"Tous les accusés sont présents. tous ont un avocat", a déclaré le président de la Cour, le juge Mourlaye Cissoko, en ouvrant le procès.
Ce procès va tenter de lever les zones d'ombre planant sur cette affaire survenue au plus fort de la crise post-électorale qui a fait plus de 3.000 morts en Côte d'Ivoire.
Selon l'acte d'accusation, cinq des dix accusés, dont le général Brunot Dogbo Blé qui commandait à l'époque la Garde républicaine, sont poursuivis pour "séquestration et assassinat", les autres pour enlèvement" et/ou "disparition de cadavres".
Initialement prévue fin novembre, l'ouverture de leur procès avait été finalement repoussée au dernier moment au 31 janvier. Ce jour-là, à peine ouvert, il avait été à nouveau reporté en raison de l'absence de la moitié des accusés.
Stéphane Frantz Di Rippel, directeur du Novotel, Yves Lambelin, directeur général de Sifca, plus grand groupe agro-industriel ivoirien et figure du patronat local, son assistant béninois Raoul Adeossi et le Malaisien Chelliah Pandian, directeur général d'une filiale de Sifca, avaient été enlevés le 4 avril 2011 à l'hôtel Novotel.

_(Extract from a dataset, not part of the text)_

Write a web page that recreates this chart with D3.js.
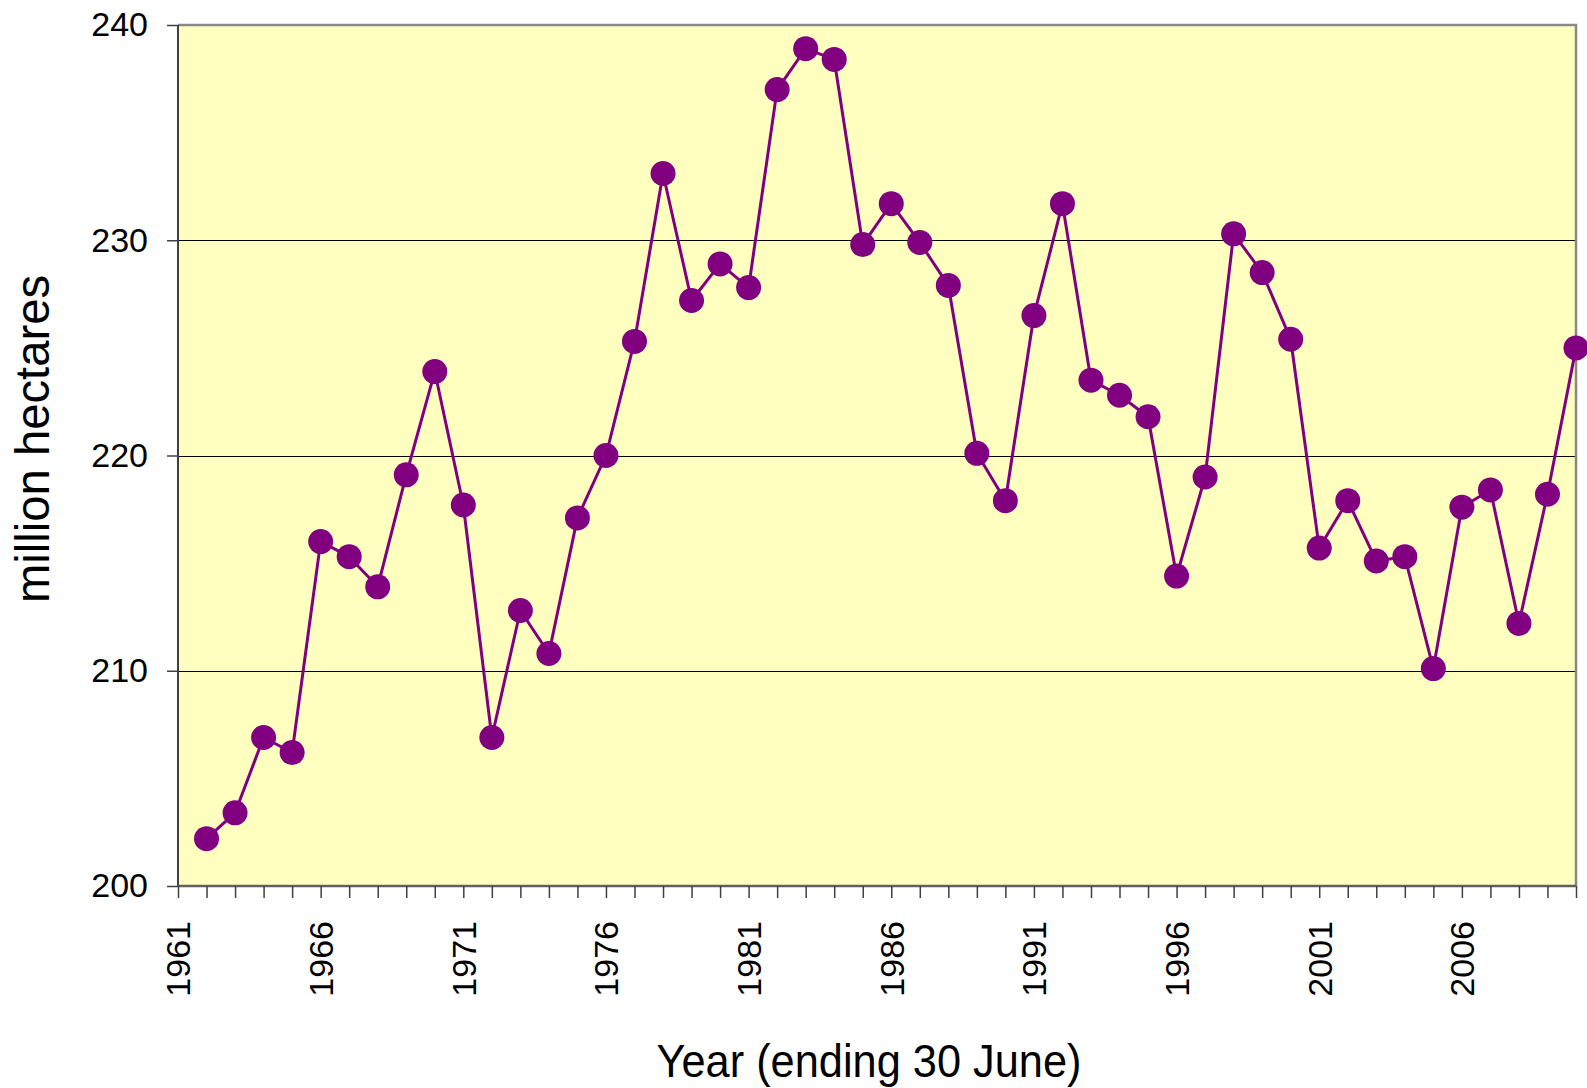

Dans une capitale économique ivoirienne alors livrée aux affrontements entre troupes fidèles au président sortant Laurent Gbagbo et combattants soutenant son rival Alassane Ouattara, reconnu comme président élu par la communauté internationale, un commando armé avait fait irruption dans l'hôtel, situé dans une zone alors contrôlée par le camp Gbagbo.
Torturés et tués
Selon les nouvelles autorités ivoiriennes, installées après l'arrestation le 11 avril de Laurent Gbagbo, à l'issue de quatre mois de crise post-électorale, les quatre hommes ont été emmenés au palais présidentiel - alors aux mains des forces pro-Gbagbo - torturés et tués.
Deux corps avaient été retrouvés fin mai 2011 dans la lagune près d'Abidjan, mais seul le cadavre d'Yves Lambelin avait pu être formellement identifié.
Le report de l'ouverture du procès avait provoqué la colère tant de la défense que de la partie civile. La défense avait accusé le Parquet d'avoir mal organisé le procès et les avocats français des familles des victimes, le bâtonnier Pierre Olivier Sur et Me Clémence Witt, avait dénoncé une manoeuvre pour retarder le procès.
"Au bout de cinq ans, il est inadmissible que cette affaire ne soit pas jugée", s'était emporté Me Sur. "On ne va pas jouer indéfiniment au chat et à la souris", s'était de son côté plaint Me Dirabou.
Les parties civiles attendent du procès qu'il révèle s'il y a eu des commanditaires, où se trouvent les corps et pourquoi les quatre victimes ont été arrêtées et tuées.
"On veut notamment savoir qui a donné l'ordre. Il y a le général Dogbo Blé (déjà condamné à la prison à perpétuité dans une autre procédure) mais a-t-il reçu des ordres? Au-dessus de lui, il n'y a que Laurent Gbagbo ou Simone", son épouse, influente première dame, avait expliqué Me Sur fin janvier.
L'ancien président ivoirien est actuellement jugé à La Haye par la Cour pénale internationale (CPI).
Déjà condamnée en 2015 à 20 ans de prison à Abidjan, Simone Gbagno doit, elle, comparaître à nouveau à compter de mardi devant une autre cour d'assises, dans le cadre d'un autre procès, suspendu fin novembre 2016, pour des crimes commis lors de la crise post-électorale.
Un enquêteur indépendant a expliqué à l'AFP sous couvert de l'anonymat, que les quatre disparus du Novotel avaient été victimes d'un "enchaînement malheureux de circonstances".
"Je ne pense pas que leur mort a été préméditée. Dogbo Blé était dépassé par les événements et sous la pression des +patriotes+", qui constituaient le relais dans la rue du régime de Laurent Gbagbo, alors que la bataille pour le pouvoir tournait en leur défaveur, a déclaré cet enquêteur.
Malgré les témoignages, la défense dénonce une "instruction bâclée" sans "analyse balistique ou ossements retrouvés". "On est en train de vouloir condamner les innocents", a affirmé Me Ange Rodrigue Dadjé, avocat du général Dogbo Blé.